Another thought: Just like the Pacers ahead of Game 3, the Thunder need to find a way to play to their identity. "I think we have to, as a team, tap back into some of the things we've been strong in all year," coach Mark Daigneault said. Part of the solution may be getting more movement into the halfcourt offense, but, Oklahoma City solved most of its problems en route to the Finals by forcing turnovers and getting out in transition. Essentially, the Thunder have to do what Indiana did to them on Wednesday.

"They really tried to impose their will, especially picking up full, being more physical," OKC guard Isaiah Joe said. "I think we just need to attack that with more aggressiveness and try not to succumb to that and play slow. I think that also comes with us being able to get stops and get rebounds and try to push on fast breaks."

For Indiana, it is significant that what happened in Game 3 felt so familiar. From Nembhard shadowing a superstar to the bench changing the game and the opponent looking out of sorts down the stretch, we have seen all of this before. Generally, the wear-down effect becomes more pronounced over the course of the series.

The difference, though, is that a 68-win team with the best point differential ever is on the other side, led by the league's MVP. Oklahoma City is deeper than the Pacers' previous opponents and a totally different beast defensively.
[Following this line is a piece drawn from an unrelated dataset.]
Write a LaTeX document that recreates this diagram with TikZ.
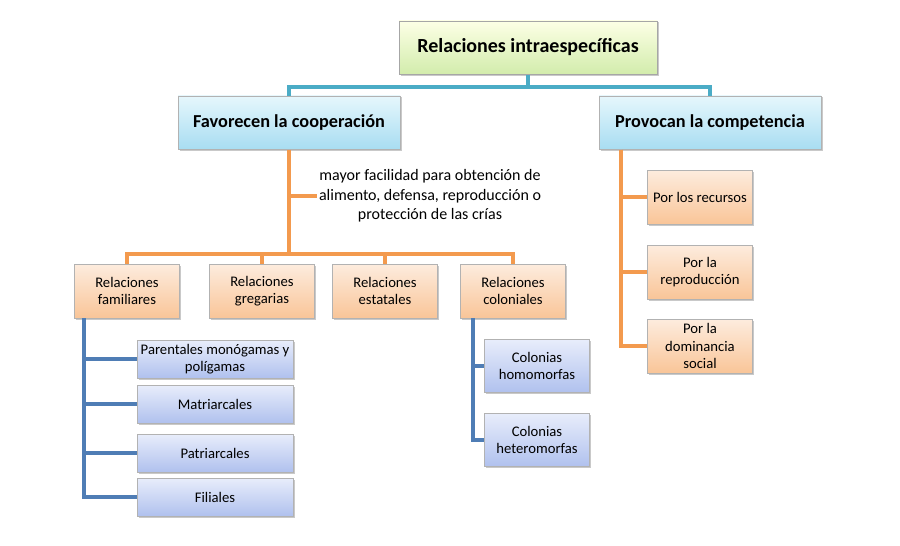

Just about everything went right for Indiana in two quarters on Wednesday, and it was still a two-possession game late in the fourth. Gilgeous-Alexander and the Thunder should be sharper on Friday, so the Pacers will have to be at least as dogged, disciplined and disruptive as they were in Game 3.

"It's a daunting challenge," Indiana coach Rick Carlisle said. "Anything less than a total grit mindset, we just don't have a chance."